TRIS Rating affirms the company rating of Thai AirAsia Co., Ltd. (TAA) and the ratings of TAA’s outstanding senior unsecured debentures at “A-”. At the same time, TRIS Rating assigns the rating of “A-” to TAA’s proposed issue of up to Bt5,000 million in senior unsecured debentures. The proceeds from the new debentures will be used to refinance its existing debts and reserve for investments.
The ratings reflect TAA’s position as the leading low cost carrier (LCC) airline in Thailand; its cost efficiency; synergy with AirAsia Berhad (AAB) and its affiliate, AirAsia Group; and ongoing growth of the Thai tourism industry. However, these strengths are partially offset by intense competition in the industry plus TAA’s relatively high leverage, exposure to volatile fuel prices, currency risk, and event risks.
In the first quarter of 2018, TAA’s revenue increased by 23% year-on-year (y-o-y) to Bt11,254 million due to the strong growth of passengers. TAA’s operating margin (operating income before depreciation and amortization as a percentage of revenue) also improved to 29.6%, compared with 25.7% in the same period of the previous year.
TAA’s leverage declined but remained at high level. The adjusted debt to capitalization ratio declined from 78% in 2017 to 75% in the first quarter of 2018, thanks to the retention of earnings which increased TAA’s equity base. From 2018 to 2020, the company is scheduled to receive 17 new aircraft which will be financed by both financial lease and operating lease. Hence, the debt level will increase significantly. However, the capacity expansion will boost operating results and enhance TAA’s equity base.
RATING OUTLOOK
The “stable” outlook is based on the expectation that TAA will maintain its dominant position in the LCC industry in Thailand. TAA's cost management efficiency and versatile operation are expected to withstand seasonal and external factors affecting the airline industry as a whole.
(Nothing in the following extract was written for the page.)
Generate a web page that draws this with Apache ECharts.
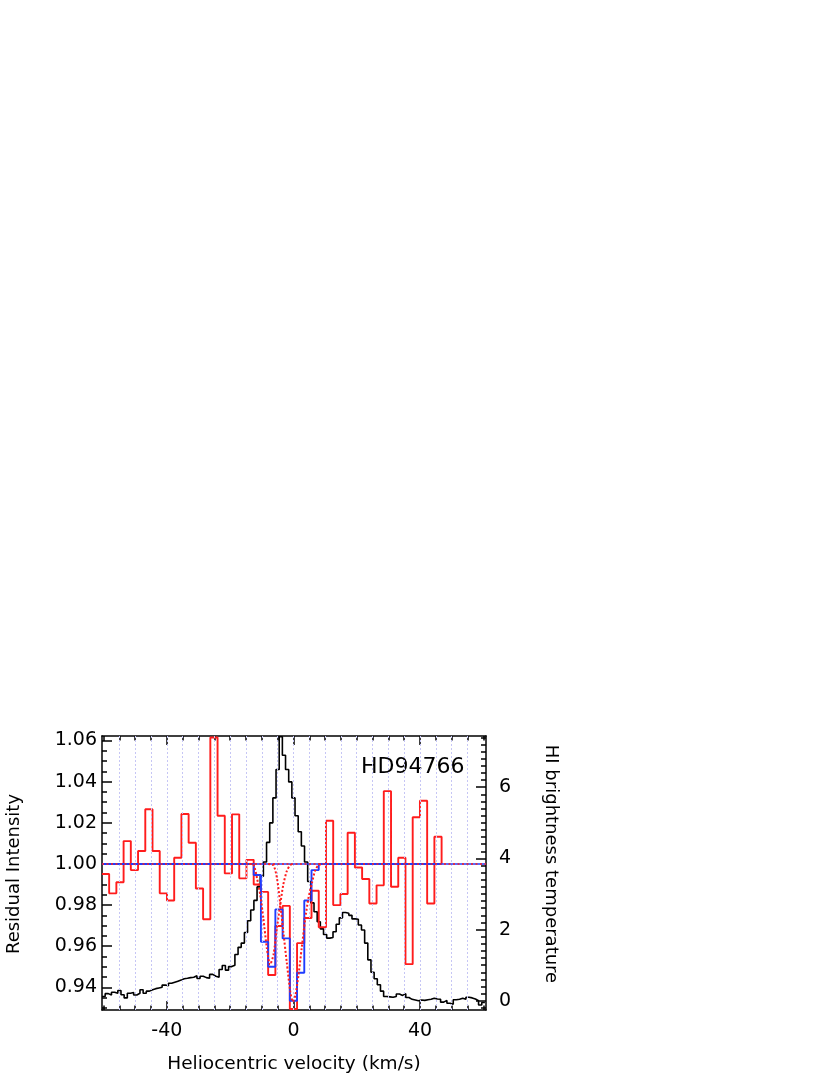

Under TRIS Rating’s base case scenario, we assume that TAA’s revenues will grow around 15% per annum. Its operating profit margins will be above 20%. Despite its aggressive expansion plan, its debt to capitalization ratio will gradually decline to 71% in 2020. Meanwhile, the earnings before interest, tax, depreciation, and amortization (EBITDA) interest coverage ratio should stay above 3.5 times.
RATING SENSITIVITIES
A rating upgrade is unlikely in the near term based on TAA’s current financial profile. However, it could occur if both the ratio of total debt to EBITDA is below 3 times and total debt is sustained at 60%-65% of capitalization.
A downside risk scenario will materialize if TAA’s financial performance deteriorates substantially or if its financial leverage rises significantly above the current level.